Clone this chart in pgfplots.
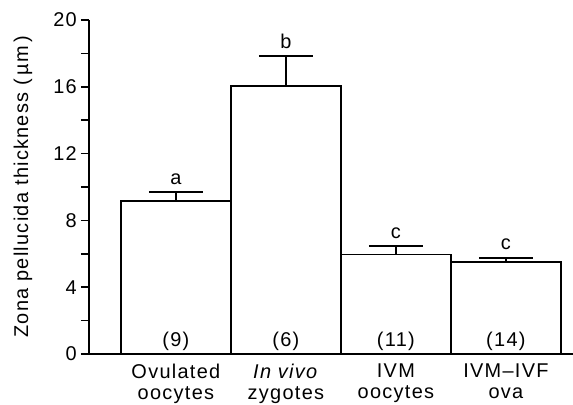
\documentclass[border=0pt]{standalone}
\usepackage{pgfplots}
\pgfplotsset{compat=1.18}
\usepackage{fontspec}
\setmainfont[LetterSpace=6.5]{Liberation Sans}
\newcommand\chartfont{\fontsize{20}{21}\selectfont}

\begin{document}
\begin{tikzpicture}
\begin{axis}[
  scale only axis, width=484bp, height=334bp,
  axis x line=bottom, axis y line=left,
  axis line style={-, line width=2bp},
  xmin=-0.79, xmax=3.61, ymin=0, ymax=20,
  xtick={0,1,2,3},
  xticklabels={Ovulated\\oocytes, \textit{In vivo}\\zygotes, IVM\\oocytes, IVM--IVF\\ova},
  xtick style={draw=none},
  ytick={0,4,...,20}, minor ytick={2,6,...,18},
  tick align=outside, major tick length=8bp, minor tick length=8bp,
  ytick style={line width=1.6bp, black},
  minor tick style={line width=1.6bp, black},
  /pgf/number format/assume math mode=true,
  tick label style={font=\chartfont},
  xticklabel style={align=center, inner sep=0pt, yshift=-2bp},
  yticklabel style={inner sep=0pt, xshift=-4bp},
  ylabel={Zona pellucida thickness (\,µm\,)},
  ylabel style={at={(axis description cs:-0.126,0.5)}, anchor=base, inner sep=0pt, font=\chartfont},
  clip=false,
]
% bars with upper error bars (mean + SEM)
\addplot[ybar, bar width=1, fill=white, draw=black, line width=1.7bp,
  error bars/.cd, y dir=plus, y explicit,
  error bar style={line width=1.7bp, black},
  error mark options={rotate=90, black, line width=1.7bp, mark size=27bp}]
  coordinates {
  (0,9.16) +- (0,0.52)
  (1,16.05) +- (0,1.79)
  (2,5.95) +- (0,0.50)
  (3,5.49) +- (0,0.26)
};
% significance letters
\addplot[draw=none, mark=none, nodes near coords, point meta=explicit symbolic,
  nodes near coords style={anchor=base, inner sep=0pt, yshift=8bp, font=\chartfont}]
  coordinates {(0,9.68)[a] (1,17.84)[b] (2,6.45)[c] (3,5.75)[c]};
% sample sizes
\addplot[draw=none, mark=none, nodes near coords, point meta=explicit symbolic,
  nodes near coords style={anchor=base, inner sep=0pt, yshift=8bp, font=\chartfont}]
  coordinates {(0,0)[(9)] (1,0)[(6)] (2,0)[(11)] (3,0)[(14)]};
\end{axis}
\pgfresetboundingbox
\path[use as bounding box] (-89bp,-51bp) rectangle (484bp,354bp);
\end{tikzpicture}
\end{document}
* * * * * * *
Print out the lines exactly, skipping any picture.

Clone this chart in pgfplots.
\documentclass[border=0pt]{standalone}
\usepackage{pgfplots}
\pgfplotsset{compat=1.18}
\usepackage{fontspec}
\setmainfont[LetterSpace=6.5]{Liberation Sans}
\newcommand\chartfont{\fontsize{20}{21}\selectfont}

\begin{document}
\begin{tikzpicture}
\begin{axis}[
  scale only axis, width=484bp, height=334bp,
  axis x line=bottom, axis y line=left,
  axis line style={-, line width=2bp},
  xmin=-0.79, xmax=3.61, ymin=0, ymax=20,
  xtick={0,1,2,3},
  xticklabels={Ovulated\\oocytes, \textit{In vivo}\\zygotes, IVM\\oocytes, IVM--IVF\\ova},
  xtick style={draw=none},
  ytick={0,4,...,20}, minor ytick={2,6,...,18},
  tick align=outside, major tick length=8bp, minor tick length=8bp,
  ytick style={line width=1.6bp, black},
  minor tick style={line width=1.6bp, black},
  /pgf/number format/assume math mode=true,
  tick label style={font=\chartfont},
  xticklabel style={align=center, inner sep=0pt, yshift=-2bp},
  yticklabel style={inner sep=0pt, xshift=-4bp},
  ylabel={Zona pellucida thickness (\,µm\,)},
  ylabel style={at={(axis description cs:-0.126,0.5)}, anchor=base, inner sep=0pt, font=\chartfont},
  clip=false,
]
% bars with upper error bars (mean + SEM)
\addplot[ybar, bar width=1, fill=white, draw=black, line width=1.7bp,
  error bars/.cd, y dir=plus, y explicit,
  error bar style={line width=1.7bp, black},
  error mark options={rotate=90, black, line width=1.7bp, mark size=27bp}]
  coordinates {
  (0,9.16) +- (0,0.52)
  (1,16.05) +- (0,1.79)
  (2,5.95) +- (0,0.50)
  (3,5.49) +- (0,0.26)
};
% significance letters
\addplot[draw=none, mark=none, nodes near coords, point meta=explicit symbolic,
  nodes near coords style={anchor=base, inner sep=0pt, yshift=8bp, font=\chartfont}]
  coordinates {(0,9.68)[a] (1,17.84)[b] (2,6.45)[c] (3,5.75)[c]};
% sample sizes
\addplot[draw=none, mark=none, nodes near coords, point meta=explicit symbolic,
  nodes near coords style={anchor=base, inner sep=0pt, yshift=8bp, font=\chartfont}]
  coordinates {(0,0)[(9)] (1,0)[(6)] (2,0)[(11)] (3,0)[(14)]};
\end{axis}
\pgfresetboundingbox
\path[use as bounding box] (-89bp,-51bp) rectangle (484bp,354bp);
\end{tikzpicture}
\end{document}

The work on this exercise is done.